Last Friday (11 October), the government published a formal response to its consultation on implementing the recast Waste Electrical and Electronic Equipment (WEEE) Directive and current UK system, setting out regulations that will change how the industry operates.

The delayed response to the government’s consultation on amending the WEEE legislation will see the setting of targets alongside the abolishment of evidence notes, and exemptions for smaller businesses producing only a small amount of WEEE.

Response details

In implementing the WEEE Recast Directive, the government says it will:

  • create a new category for photo-voltaic panels;
  • include LED lamp sources in category 13;
  • continue to research the use of ‘substantiated estimates’ of WEEE arising outside the existing system;
  • continue to engage with stakeholders about a system incorporating more individual producer responsibility.

Most significantly, the government has chosen to implement a collection target and compliance fee to finance the collection of household WEEE. This was ‘Option 3’ considered in the consultation. The other options were: do nothing; create a national compliance scheme; or matching collection sites to producer compliance schemes (PCSs).

The decision means that PCSs will no longer trade evidence notes, in a measure aimed at reducing imbalances in the amount of WEEE collected by these schemes, which has been distorting the costs. Instead, as had been expected (see Resource story), compliance schemes will be set targets for amounts to be collected, according to the proportion of electrical and electronic equipment (EEE) put onto market by member producers. Significantly, those PCSs not collecting their target amounts will now instead be required to pay a compliance fee per tonne, instead of trading evidence notes. However, schemes will still be in a position to agree contracts with one another ‘in advance of collections’.

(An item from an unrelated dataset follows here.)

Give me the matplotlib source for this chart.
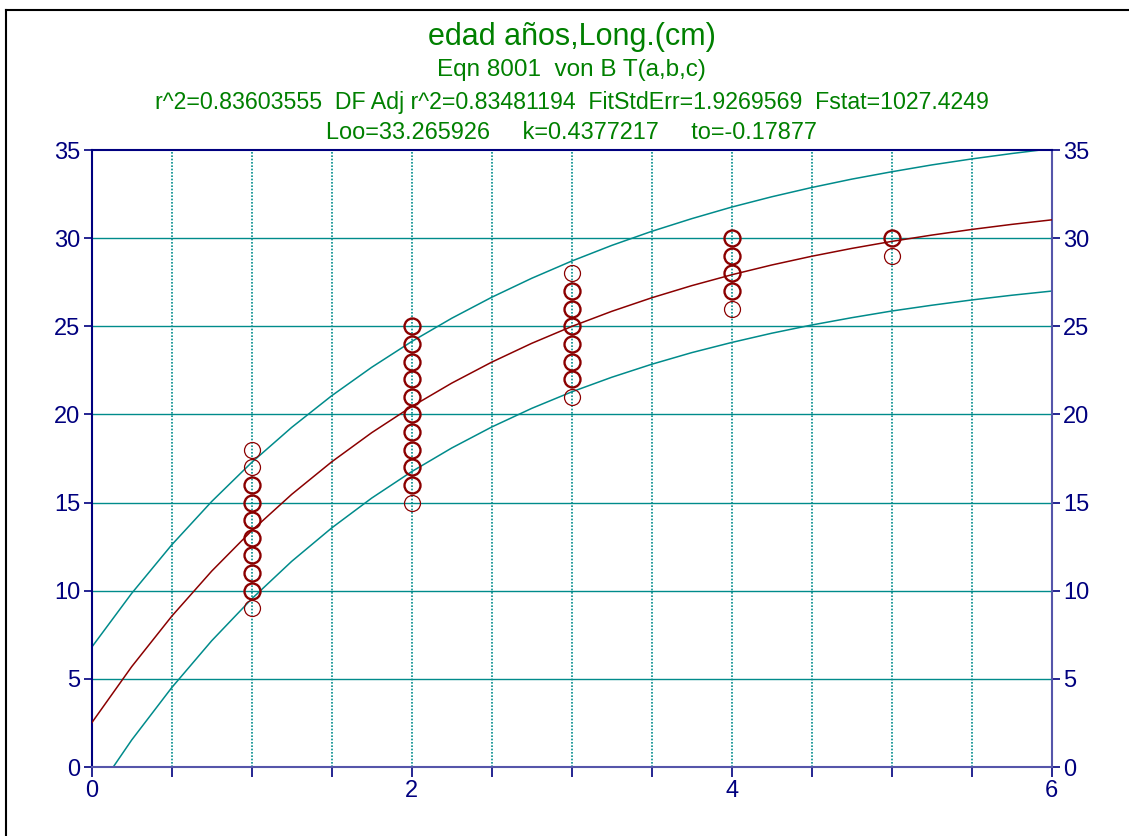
import numpy as np
import matplotlib
matplotlib.use('Agg')
import matplotlib.pyplot as plt
from matplotlib.lines import Line2D
from matplotlib.ticker import MultipleLocator, FixedLocator

plt.rcParams['font.family'] = ['Liberation Sans', 'DejaVu Sans']

# datos observados (edad, longitud, multiplicidad aparente)
edad = [1]*10 + [2]*11 + [3]*8 + [4]*5 + [5]*2
longitud = (list(range(9, 19)) + list(range(15, 26)) + list(range(21, 29))
            + list(range(26, 31)) + [29, 30])
n_obs = ([1, 2, 2, 2, 2, 2, 2, 2, 1, 1]
         + [1] + [2]*10
         + [1, 2, 2, 2, 2, 2, 2, 1]
         + [1, 2, 2, 2, 2]
         + [1, 2])

# parametros del ajuste von Bertalanffy
Loo, k, t0 = 33.265926, 0.4377217, -0.17877

# semiancho de la banda, cada 0.25 años
t_band = [0, 0.25, 0.5, 0.75, 1, 1.25, 1.5, 1.75, 2, 2.25, 2.5, 2.75, 3,
          3.25, 3.5, 3.75, 4, 4.25, 4.5, 4.75, 5, 5.25, 5.5, 5.75, 6]
semiancho = [4.29, 4.16, 4.05, 3.95, 3.87, 3.80, 3.75, 3.71, 3.69, 3.68,
             3.68, 3.69, 3.71, 3.74, 3.77, 3.80, 3.84, 3.87, 3.90, 3.93,
             3.95, 3.98, 4.00, 4.02, 4.04]

titulos = ["edad años,Long.(cm)",
           "Eqn 8001  von B T(a,b,c)",
           "r^2=0.83603555  DF Adj r^2=0.83481194  FitStdErr=1.9269569  Fstat=1027.4249",
           "Loo=33.265926     k=0.4377217     to=-0.17877"]

NAVY = '#00007f'
TEAL = '#008b8b'
RED = '#8b0000'
GREEN = '#008000'

fig = plt.figure(figsize=(11.29, 8.36), dpi=100)
ax = fig.add_axes([0.0812, 0.0825, 0.8503, 0.7380])

# grilla
for xv in np.arange(0.5, 6, 0.5):
    ax.axvline(xv, color=TEAL, lw=1.2, ls=(0, (1, 1)), zorder=1)
for yv in range(5, 35, 5):
    ax.axhline(yv, color=TEAL, lw=1.0, zorder=1)

t = np.array(t_band)
fit = Loo * (1 - np.exp(-k * (t - t0)))
hw = np.array(semiancho)
ax.plot(t, fit + hw, color=TEAL, lw=1.1, zorder=2)
ax.plot(t, fit - hw, color=TEAL, lw=1.1, zorder=2)
ax.plot(t, fit, color=RED, lw=1.1, zorder=3)

for e, l, n in zip(edad, longitud, n_obs):
    ax.plot(e, l, 'o', ms=11.5, mfc='none', mec=RED,
            mew=(0.9 if n == 1 else 1.7), zorder=4)

ax.set_xlim(0, 6)
ax.set_ylim(0, 35)
ax.xaxis.set_major_locator(FixedLocator([0, 2, 4, 6]))
ax.xaxis.set_minor_locator(MultipleLocator(0.5))
ax.yaxis.set_major_locator(MultipleLocator(5))
ax.tick_params(axis='both', which='both', direction='out', colors=NAVY,
               labelcolor=NAVY, labelsize=17, width=1.2)
ax.tick_params(axis='x', which='both', length=7, pad=2)
ax.tick_params(axis='y', which='major', length=6, pad=2,
               right=True, labelright=True)
for lado in ['left', 'top']:
    ax.spines[lado].set_color(NAVY)
    ax.spines[lado].set_linewidth(1.5)
for lado in ['right', 'bottom']:
    ax.spines[lado].set_color('#5555aa')
    ax.spines[lado].set_linewidth(1.5)

# titulos
cx = 0.0812 + 0.8503 / 2
fig.text(cx, 0.9557, titulos[0], ha='center', va='center', color=GREEN, fontsize=22)
fig.text(cx, 0.9160, titulos[1], ha='center', va='center', color=GREEN, fontsize=17.5)
fig.text(cx, 0.8770, titulos[2], ha='center', va='center', color=GREEN, fontsize=16.7)
fig.text(cx, 0.8420, titulos[3], ha='center', va='center', color=GREEN, fontsize=16.9)

# marco exterior
x0, y0 = 6 / 1129, 1 - 10 / 836
fig.add_artist(Line2D([x0, x0], [0, y0], color='black', lw=1.5))
fig.add_artist(Line2D([x0, 1], [y0, y0], color='black', lw=1.5))

fig.savefig('out.png', dpi=100)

The proposed regulations, which are due to be laid before Parliament by the end of the 2013, also require producers to join a PCS, except those producing under five tonnes of EEE, which are now exempt from the regulatory burden. These steps are an outcome from the Government’s Red Tape Challenge.

Among the measures the government is introducing, local authorities that operate designated collection facilities (DCFs) will have the option each year to choose to manage collection and treatment directly, and decide this on a case by case basis for each WEEE stream.

A draft of the Waste Electrical Electronic and Equipment Regulations 2013 has now been published alongside the government response to the original consultation. and interested stakeholders are invited to provide feedback until 1 November.

Business Minister Michael Fallon stated: “The regulations will reduce the cost of compliance for business, bring greater flexibility for local authorities and ensure we meet the requirements of the revised European legislation.The changes to the household WEEE collection system will put us on track to meet the higher collection targets agreed in Europe and drive up the quality of treatment in the UK.”

Industry response

Industry’s response to the announcement is still coming in, but has been largely positive, welcoming the end of evidence trading.

The Joint Trade Association (JTA) – representing the eight major trade associations in the electrical sector – welcomed the government’s proposal. Chairman of the JTA and Technical Manager at the Association of Manufacturers of Domestic Electrical Equipment Richard Hughes said:  “We are pleased that the government has seized the opportunity presented by the recast of the WEEE directive to apply fundamental, root and branch reforms to the UK WEEE system.”

He added:  “Whilst not our most favoured option … the government has clearly listened carefully to the comments of the wide range of stakeholders which responded to the WEEE consultation. As the consensus option, we understand the decision and support it.

“It heralds the long overdue demise of the ’must buy’ market for WEEE, provided that the compliance fee is properly set and applied each year. Critically, it means that resources can now focus on ensuring that quality treatment standards are applied consistently, that WEEE traceability is in place, and that collection rates are maximised.

“Furthermore, local authorities will benefit significantly from the changes – from 2014 they will have the flexibility to choose to manage the recycling of any WEEE they collect and to retain the net revenues. Independent research has estimated that this will result in revenues of over £16 million per annum.”

Nigel Harvey, Chief Executive of lighting compliance scheme Recolight, said:  “At a stroke, this will eliminate the ‘must buy’ market and the WEEE evidence trading that blight the current system. The result is a mechanism that can, provided it is implemented correctly, drive up household recycling rates, improve traceability and prevent excessive third party costs.”

He added: “Recolight, the Lighting Industry Association, and others have worked within the wider Joint Trade Association (JTA), to push for regulatory change. Many of Recolight’s producer members also responded to the government’s consultation. As a result, we now have a system which should ensure that WEEE is sustainable in the long term.”